By addressing the underlying causes, you create an environment where your child feels heard and respected, reducing the likelihood of disrespectful outbursts.


Key Takeaways

  • Stay calm and composed to prevent escalation.
  • Set clear and consistent boundaries to establish expectations.
  • Avoid power struggles and focus on resolving conflicts constructively.
  • Validate your child’s feelings to build trust without excusing poor behavior.
  • Model respectful communication to teach by example.
  • Address underlying emotional or situational issues to improve long-term behavior.

By implementing these strategies, you can navigate the challenges of handling backtalk while strengthening your relationship with your child.


FAQs

1. Why do kids talk back more during their tween and teen years?
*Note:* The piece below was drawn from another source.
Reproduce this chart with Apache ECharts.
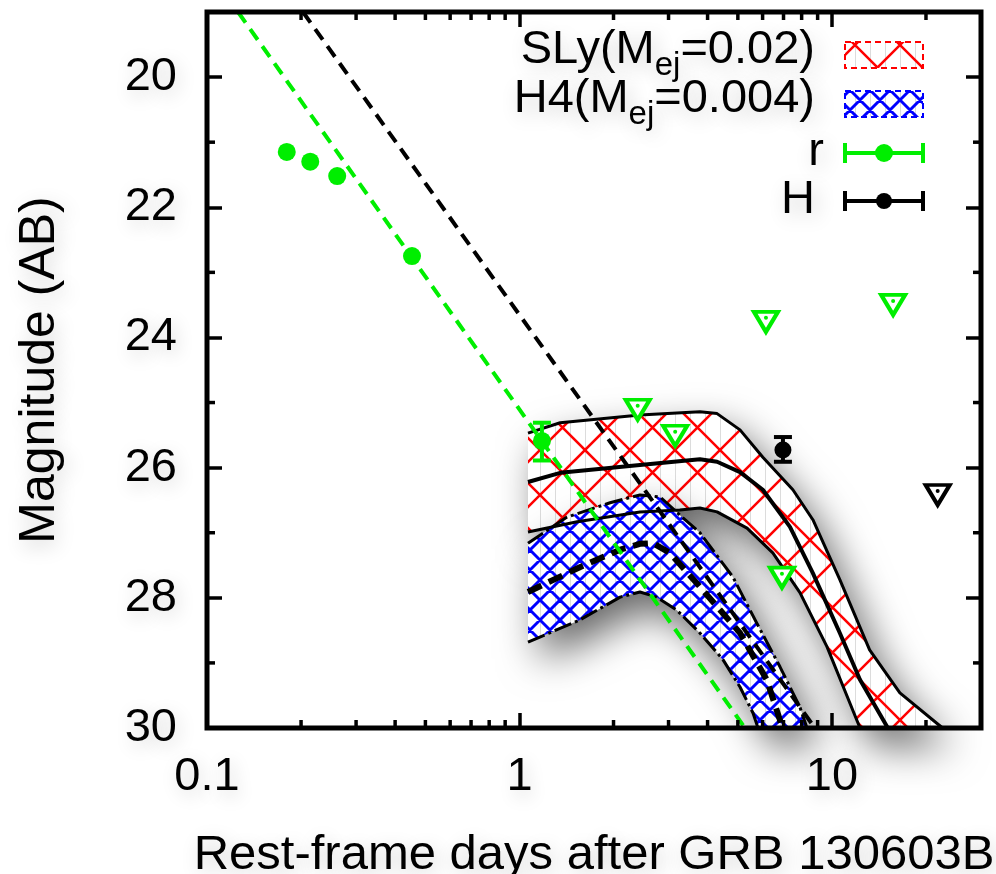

As children grow, they begin asserting independence and testing boundaries. This is especially common during the tween and teen years due to hormonal changes, peer influences, and a desire for autonomy.


2. How can I enforce consequences without damaging our relationship?

Be consistent and fair with consequences. Communicate calmly why the behavior is unacceptable, and focus on teaching rather than punishing. Show empathy while maintaining firm boundaries.


3. When should I seek professional help for my child’s behavior?

If backtalk escalates into frequent outbursts, aggression, or impacts their relationships and mental health, consider consulting a child psychologist or counselor for guidance.


By understanding the triggers of backtalk and applying these strategies thoughtfully, you can turn challenging moments into opportunities to nurture respect and strengthen your family bond.